文学作品の根底にある中心的な思想を的確に読み取り、その主題を中核に物の考え方、感じ方を生きる力、つまり、人間力に連動する価値ある方向へ転換していくことこそ文学作品を読むことの究極のねらいであると信じています。人間が人間として、いかに生きるべきかを自問自答し葛藤を繰り返し積み重ねていくことが大切であると考えております。「ことばは文で文は文章で、*行間を読み文章の裏を読む *作品の生命に迫り自己を読みさらには哲学的読みに達する」ことが文学作品の読みであり、小学校段階においては、このような素地を養うものですから徹底的な技能・能力の鍛錬・錬磨が必要であると考えております。
編著者の吉本清久先生は、これまでに『思考力・表現力を育てる国語科モデル授業30選』『考える力を育てるディベート学習』『国語科ティームティーチングの授業事例集』『国語学力を高めるモデル学習指導案』(単行本・吉本清久編著)『「生きる力」を育む国語学習』等の単行本や、月刊雑誌『教育科学・国語教育』に質的に高く具体的な事例を執筆し紹介してきました。
最近では、『要約力を磨く説明文の指導』を刊行して好評重版されています。また、『発信・受信の双方向で「伝え合う力」を育てるワーク』全6巻や『国語力をつけるワーク開発』22巻の全体総括・推進者として企画編集の力量を発揮しています。加えて、国語科教育全国大会においてはモデル授業を毎回公開しています。特に、「統合発信力」(単元「手紙文化を創る」)の感動的な授業は『教育新聞』と『日本青少年ペンフレンドクラブ』の「青少年のための文通教育」に大きく掲載され高い評価をいただき全国的に反響を呼びました。全国日本語教育学会では「音読文化や手紙文化」の授業で「人間関係力を育てる」という今日的な重要課題に挑戦し、インパクトあふれる貴重な発表をして高い評価を得ております。

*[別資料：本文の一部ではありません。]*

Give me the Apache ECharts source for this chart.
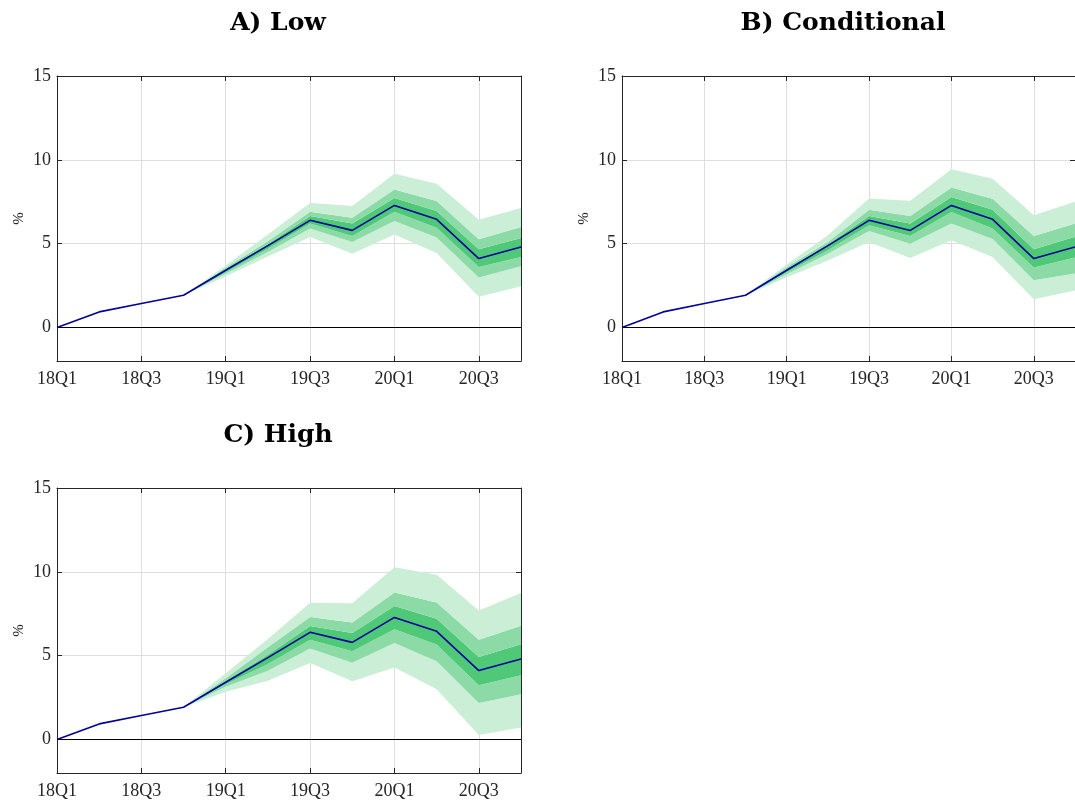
<html style="width: 100%; height: 100%">
<head>
    <meta charset="utf-8">
    <script src="https://cdn.jsdelivr.net/npm/echarts@6/dist/echarts.min.js"></script>
</head>
<body style="width: 100%; height: 100%; margin: 0; background: #fff">
<div id="container" style="width: 1075px; height: 803px"></div>

<script type="text/javascript">
    var quarters = ['18Q1', '18Q2', '18Q3', '18Q4', '19Q1', '19Q2', '19Q3', '19Q4', '20Q1', '20Q2', '20Q3', '20Q4'];
    var yTicks = [0, 5, 10, 15];

    // median path (same in all three panels)
    var median = [0, 0.93, 1.43, 1.92, 3.41, 4.88, 6.39, 5.79, 7.28, 6.45, 4.11, 4.8];

    // A) Low
    var lowOuterLo = [null, null, null, 1.92, 3.05, 4.24, 5.4, 4.4, 5.55, 4.44, 1.83, 2.46];
    var lowMidLo   = [null, null, null, 1.92, 3.2, 4.5, 5.9, 5.1, 6.35, 5.36, 2.98, 3.65];
    var lowInnerLo = [null, null, null, 1.92, 3.3, 4.7, 6.2, 5.45, 6.9, 5.95, 3.61, 4.2];
    var lowInnerHi = [null, null, null, 1.92, 3.5, 4.96, 6.65, 6.2, 7.72, 6.94, 4.66, 5.34];
    var lowMidHi   = [null, null, null, 1.92, 3.58, 5.14, 6.9, 6.55, 8.23, 7.54, 5.26, 5.99];
    var lowOuterHi = [null, null, null, 1.92, 3.7, 5.54, 7.42, 7.24, 9.17, 8.57, 6.43, 7.12];

    // B) Conditional
    var condOuterLo = [null, null, null, 1.92, 3.0, 4.0, 5.1, 4.15, 5.2, 4.2, 1.69, 2.2];
    var condMidLo   = [null, null, null, 1.92, 3.18, 4.4, 5.75, 5.0, 6.2, 5.28, 2.82, 3.22];
    var condInnerLo = [null, null, null, 1.92, 3.3, 4.6, 6.1, 5.45, 6.89, 5.9, 3.57, 4.17];
    var condInnerHi = [null, null, null, 1.92, 3.5, 4.95, 6.65, 6.2, 7.78, 7.02, 4.66, 5.41];
    var condMidHi   = [null, null, null, 1.92, 3.6, 5.1, 7.02, 6.65, 8.35, 7.68, 5.46, 6.2];
    var condOuterHi = [null, null, null, 1.92, 3.75, 5.5, 7.7, 7.56, 9.44, 8.87, 6.69, 7.5];

    // C) High
    var highOuterLo = [null, null, null, 1.92, 2.85, 3.5, 4.56, 3.47, 4.29, 3.0, 0.26, 0.71];
    var highMidLo   = [null, null, null, 1.92, 3.15, 4.1, 5.42, 4.58, 5.75, 4.66, 2.18, 2.7];
    var highInnerLo = [null, null, null, 1.92, 3.3, 4.5, 5.95, 5.26, 6.57, 5.67, 3.23, 3.83];
    var highInnerHi = [null, null, null, 1.92, 3.5, 5.05, 6.77, 6.35, 7.96, 7.2, 4.92, 5.68];
    var highMidHi   = [null, null, null, 1.92, 3.65, 5.5, 7.3, 6.98, 8.77, 8.17, 5.95, 6.79];
    var highOuterHi = [null, null, null, 1.92, 3.95, 6.0, 8.15, 8.13, 10.28, 9.82, 7.7, 8.73];

    var panels = [
        {title: 'A) Low', left: 57, top: 76, bands: [lowOuterLo, lowMidLo, lowInnerLo, lowInnerHi, lowMidHi, lowOuterHi]},
        {title: 'B) Conditional', left: 622, top: 76, bands: [condOuterLo, condMidLo, condInnerLo, condInnerHi, condMidHi, condOuterHi]},
        {title: 'C) High', left: 57, top: 488, bands: [highOuterLo, highMidLo, highInnerLo, highInnerHi, highMidHi, highOuterHi]}
    ];

    var light = '#cbeed7', mid = '#8cdba7', dark = '#4fc878';
    var bandColors = [light, mid, dark, mid, light];
    var serif = 'Liberation Serif';
    var boxColor = '#262626';

    var dom = document.getElementById("container");
    var myChart = echarts.init(dom, null, {renderer: 'canvas'});

    var grids = [], xAxes = [], yAxes = [], titles = [], series = [];
    var W = 464, H = 285;

    panels.forEach(function (p, i) {
        grids.push({left: p.left, top: p.top, width: W, height: H, containLabel: false});
        titles.push({
            text: p.title, left: p.left + W / 2 - 16, top: p.top - 70, textAlign: 'center',
            textStyle: {fontFamily: 'DejaVu Serif', fontWeight: 'bold', fontSize: 25, color: '#000'}
        });
        // bottom + top x axes
        xAxes.push({
            type: 'category', gridIndex: i, data: quarters, boundaryGap: false, position: 'bottom',
            axisLine: {show: true, onZero: false, lineStyle: {color: boxColor, width: 1}},
            axisTick: {show: true, inside: true, interval: 1, length: 5, lineStyle: {color: boxColor}},
            axisLabel: {interval: 1, margin: 9, fontFamily: serif, fontSize: 18, color: '#262626'},
            splitLine: {show: true, interval: 1, lineStyle: {color: '#dedede', width: 1}}
        });
        xAxes.push({
            type: 'category', gridIndex: i, data: quarters, boundaryGap: false, position: 'top',
            axisLine: {show: true, onZero: false, lineStyle: {color: boxColor, width: 1}},
            axisTick: {show: true, inside: true, interval: 1, length: 5, lineStyle: {color: boxColor}},
            axisLabel: {show: false}, splitLine: {show: false}
        });
        // left + right y axes
        yAxes.push({
            type: 'value', gridIndex: i, min: -2, max: 15, position: 'left',
            name: '%', nameLocation: 'middle', nameGap: 30, nameRotate: 90,
            nameTextStyle: {fontFamily: serif, fontSize: 15, color: '#262626'},
            axisLine: {show: true, onZero: false, lineStyle: {color: boxColor, width: 1}},
            axisTick: {show: true, inside: true, length: 5, customValues: yTicks, lineStyle: {color: boxColor}},
            axisLabel: {customValues: yTicks, margin: 6, fontFamily: serif, fontSize: 18, color: '#262626'},
            splitLine: {show: true, lineStyle: {color: '#dedede', width: 1}}
        });
        yAxes.push({
            type: 'value', gridIndex: i, min: -2, max: 15, position: 'right',
            axisLine: {show: true, onZero: false, lineStyle: {color: boxColor, width: 1}},
            axisTick: {show: true, inside: true, length: 5, customValues: yTicks, lineStyle: {color: boxColor}},
            axisLabel: {show: false}, splitLine: {show: false}
        });

        var xi = i * 2, yi = i * 2;
        var b = p.bands;
        // invisible base, then stacked band widths
        series.push({
            type: 'line', xAxisIndex: xi, yAxisIndex: yi, stack: 'fan' + i, stackStrategy: 'all',
            data: b[0].map(function (v) { return v == null ? '-' : v; }),
            symbol: 'none', lineStyle: {opacity: 0}, silent: true
        });
        for (var k = 1; k < b.length; k++) {
            series.push({
                type: 'line', xAxisIndex: xi, yAxisIndex: yi, stack: 'fan' + i, stackStrategy: 'all',
                data: b[k].map(function (v, j) { return v == null ? '-' : +(v - b[k - 1][j]).toFixed(3); }),
                symbol: 'none', lineStyle: {opacity: 0}, silent: true,
                areaStyle: {color: bandColors[k - 1], opacity: 1}
            });
        }
        series.push({
            type: 'line', xAxisIndex: xi, yAxisIndex: yi, data: median, symbol: 'none',
            lineStyle: {color: '#00009a', width: 1.6}, z: 5,
            markLine: {
                silent: true, symbol: 'none', label: {show: false},
                lineStyle: {color: '#000', width: 1, type: 'solid'},
                data: [{yAxis: 0}]
            }
        });
    });

    var option = {
        backgroundColor: '#fff',
        animation: false,
        title: titles,
        grid: grids,
        xAxis: xAxes,
        yAxis: yAxes,
        series: series
    };
    myChart.setOption(option);
</script>
</body>
</html>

理論と実践を調和統一した研究成果を今回刊行の本書でも最大限に生かしています。授業実践と緻密な調査分析に支えられた研究が読者の皆様の共感をいただき、全国の先生方の授業力がますます向上し、一人一人の子供の学力が高まり言語の力によって生涯の幸せが保障されることを期待しております。
日々国語科授業に真剣に取り組み、誠実・謙虚をモットーに、国語教育研究の発展に奉仕貢献する実践者に対して、常に価値ある研究の機会を設定してくださる明治図書の教育書出版企画開発室の江部満様に深く感謝し心からお礼を申し上げます。